◆ Exercise requirements: The listing below must be repeated word for word, with its images excluded.

◆ Provided data:
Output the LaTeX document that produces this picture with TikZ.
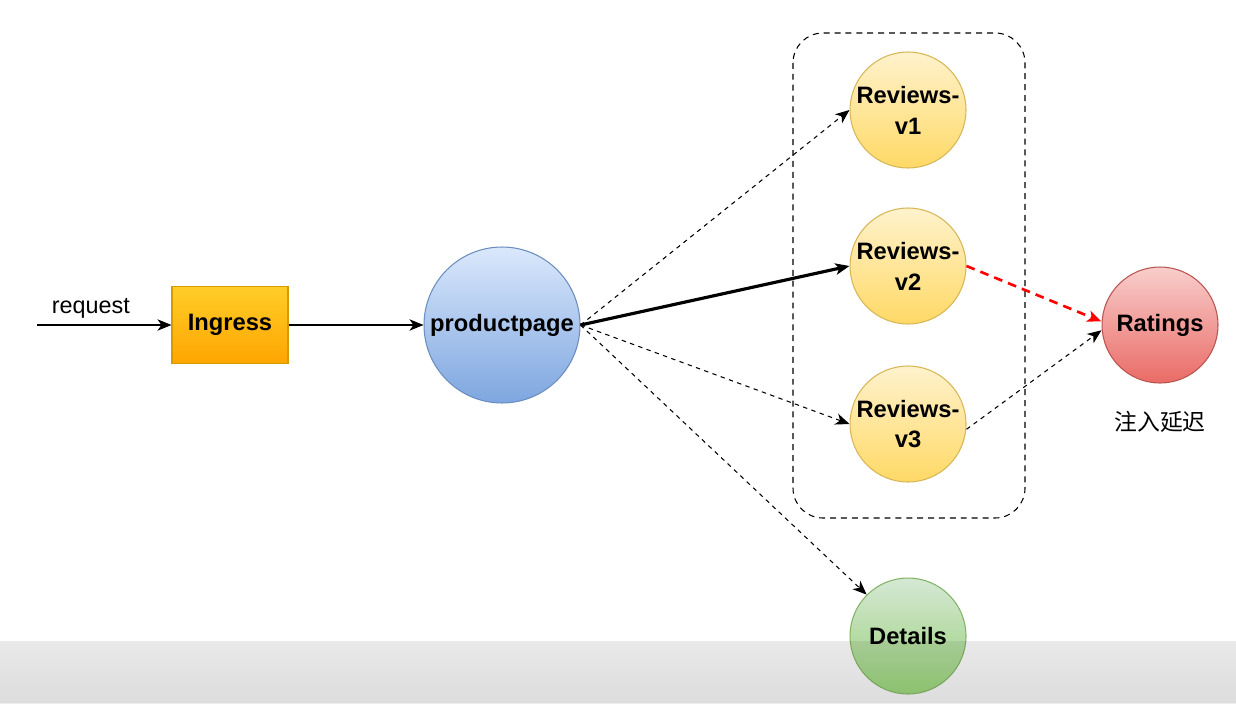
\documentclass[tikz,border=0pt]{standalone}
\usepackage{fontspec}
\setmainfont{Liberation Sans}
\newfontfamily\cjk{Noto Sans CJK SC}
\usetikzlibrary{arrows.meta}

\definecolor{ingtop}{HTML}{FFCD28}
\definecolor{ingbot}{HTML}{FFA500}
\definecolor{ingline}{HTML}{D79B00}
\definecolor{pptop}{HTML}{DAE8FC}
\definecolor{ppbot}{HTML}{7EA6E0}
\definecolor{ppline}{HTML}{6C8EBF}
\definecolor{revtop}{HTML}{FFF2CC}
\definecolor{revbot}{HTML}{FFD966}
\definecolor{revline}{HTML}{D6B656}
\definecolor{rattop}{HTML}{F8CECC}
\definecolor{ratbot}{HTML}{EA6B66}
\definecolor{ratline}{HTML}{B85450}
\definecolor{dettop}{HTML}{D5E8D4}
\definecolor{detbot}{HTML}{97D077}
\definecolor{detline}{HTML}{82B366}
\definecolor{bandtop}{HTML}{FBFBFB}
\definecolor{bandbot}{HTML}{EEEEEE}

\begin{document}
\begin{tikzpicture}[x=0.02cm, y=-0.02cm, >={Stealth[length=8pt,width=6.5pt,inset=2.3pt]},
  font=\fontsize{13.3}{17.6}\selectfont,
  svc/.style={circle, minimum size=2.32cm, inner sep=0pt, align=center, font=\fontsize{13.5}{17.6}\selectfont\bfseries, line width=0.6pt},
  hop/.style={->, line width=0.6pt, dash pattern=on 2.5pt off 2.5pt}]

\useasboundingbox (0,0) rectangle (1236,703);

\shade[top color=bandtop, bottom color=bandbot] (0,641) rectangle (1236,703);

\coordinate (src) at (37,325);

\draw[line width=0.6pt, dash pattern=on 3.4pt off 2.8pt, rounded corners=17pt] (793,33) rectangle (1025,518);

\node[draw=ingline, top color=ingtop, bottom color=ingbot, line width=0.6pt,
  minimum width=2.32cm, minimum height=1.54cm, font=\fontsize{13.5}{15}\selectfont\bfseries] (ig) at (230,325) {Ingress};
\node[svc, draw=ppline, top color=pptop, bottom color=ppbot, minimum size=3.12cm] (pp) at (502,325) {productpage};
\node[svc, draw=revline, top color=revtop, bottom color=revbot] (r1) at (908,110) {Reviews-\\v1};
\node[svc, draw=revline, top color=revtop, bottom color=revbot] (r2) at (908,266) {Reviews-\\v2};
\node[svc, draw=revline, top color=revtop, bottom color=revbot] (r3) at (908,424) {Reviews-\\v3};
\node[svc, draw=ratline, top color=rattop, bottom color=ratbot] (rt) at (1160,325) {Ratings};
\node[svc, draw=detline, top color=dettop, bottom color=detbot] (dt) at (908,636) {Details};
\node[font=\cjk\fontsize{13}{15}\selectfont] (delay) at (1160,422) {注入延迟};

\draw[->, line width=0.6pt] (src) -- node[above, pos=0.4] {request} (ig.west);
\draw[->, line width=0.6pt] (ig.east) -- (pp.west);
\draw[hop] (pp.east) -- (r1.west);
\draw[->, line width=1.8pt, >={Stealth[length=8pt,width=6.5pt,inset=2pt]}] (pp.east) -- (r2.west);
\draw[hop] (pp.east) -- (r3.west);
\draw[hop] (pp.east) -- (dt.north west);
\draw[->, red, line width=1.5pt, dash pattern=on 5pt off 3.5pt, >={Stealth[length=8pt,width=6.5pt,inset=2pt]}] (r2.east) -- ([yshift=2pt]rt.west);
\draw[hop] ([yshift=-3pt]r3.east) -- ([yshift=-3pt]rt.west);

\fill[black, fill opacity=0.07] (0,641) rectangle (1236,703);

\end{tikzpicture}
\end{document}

◆ The result:
Output the LaTeX document that produces this picture with TikZ.
\documentclass[tikz,border=0pt]{standalone}
\usepackage{fontspec}
\setmainfont{Liberation Sans}
\newfontfamily\cjk{Noto Sans CJK SC}
\usetikzlibrary{arrows.meta}

\definecolor{ingtop}{HTML}{FFCD28}
\definecolor{ingbot}{HTML}{FFA500}
\definecolor{ingline}{HTML}{D79B00}
\definecolor{pptop}{HTML}{DAE8FC}
\definecolor{ppbot}{HTML}{7EA6E0}
\definecolor{ppline}{HTML}{6C8EBF}
\definecolor{revtop}{HTML}{FFF2CC}
\definecolor{revbot}{HTML}{FFD966}
\definecolor{revline}{HTML}{D6B656}
\definecolor{rattop}{HTML}{F8CECC}
\definecolor{ratbot}{HTML}{EA6B66}
\definecolor{ratline}{HTML}{B85450}
\definecolor{dettop}{HTML}{D5E8D4}
\definecolor{detbot}{HTML}{97D077}
\definecolor{detline}{HTML}{82B366}
\definecolor{bandtop}{HTML}{FBFBFB}
\definecolor{bandbot}{HTML}{EEEEEE}

\begin{document}
\begin{tikzpicture}[x=0.02cm, y=-0.02cm, >={Stealth[length=8pt,width=6.5pt,inset=2.3pt]},
  font=\fontsize{13.3}{17.6}\selectfont,
  svc/.style={circle, minimum size=2.32cm, inner sep=0pt, align=center, font=\fontsize{13.5}{17.6}\selectfont\bfseries, line width=0.6pt},
  hop/.style={->, line width=0.6pt, dash pattern=on 2.5pt off 2.5pt}]

\useasboundingbox (0,0) rectangle (1236,703);

\shade[top color=bandtop, bottom color=bandbot] (0,641) rectangle (1236,703);

\coordinate (src) at (37,325);

\draw[line width=0.6pt, dash pattern=on 3.4pt off 2.8pt, rounded corners=17pt] (793,33) rectangle (1025,518);

\node[draw=ingline, top color=ingtop, bottom color=ingbot, line width=0.6pt,
  minimum width=2.32cm, minimum height=1.54cm, font=\fontsize{13.5}{15}\selectfont\bfseries] (ig) at (230,325) {Ingress};
\node[svc, draw=ppline, top color=pptop, bottom color=ppbot, minimum size=3.12cm] (pp) at (502,325) {productpage};
\node[svc, draw=revline, top color=revtop, bottom color=revbot] (r1) at (908,110) {Reviews-\\v1};
\node[svc, draw=revline, top color=revtop, bottom color=revbot] (r2) at (908,266) {Reviews-\\v2};
\node[svc, draw=revline, top color=revtop, bottom color=revbot] (r3) at (908,424) {Reviews-\\v3};
\node[svc, draw=ratline, top color=rattop, bottom color=ratbot] (rt) at (1160,325) {Ratings};
\node[svc, draw=detline, top color=dettop, bottom color=detbot] (dt) at (908,636) {Details};
\node[font=\cjk\fontsize{13}{15}\selectfont] (delay) at (1160,422) {注入延迟};

\draw[->, line width=0.6pt] (src) -- node[above, pos=0.4] {request} (ig.west);
\draw[->, line width=0.6pt] (ig.east) -- (pp.west);
\draw[hop] (pp.east) -- (r1.west);
\draw[->, line width=1.8pt, >={Stealth[length=8pt,width=6.5pt,inset=2pt]}] (pp.east) -- (r2.west);
\draw[hop] (pp.east) -- (r3.west);
\draw[hop] (pp.east) -- (dt.north west);
\draw[->, red, line width=1.5pt, dash pattern=on 5pt off 3.5pt, >={Stealth[length=8pt,width=6.5pt,inset=2pt]}] (r2.east) -- ([yshift=2pt]rt.west);
\draw[hop] ([yshift=-3pt]r3.east) -- ([yshift=-3pt]rt.west);

\fill[black, fill opacity=0.07] (0,641) rectangle (1236,703);

\end{tikzpicture}
\end{document}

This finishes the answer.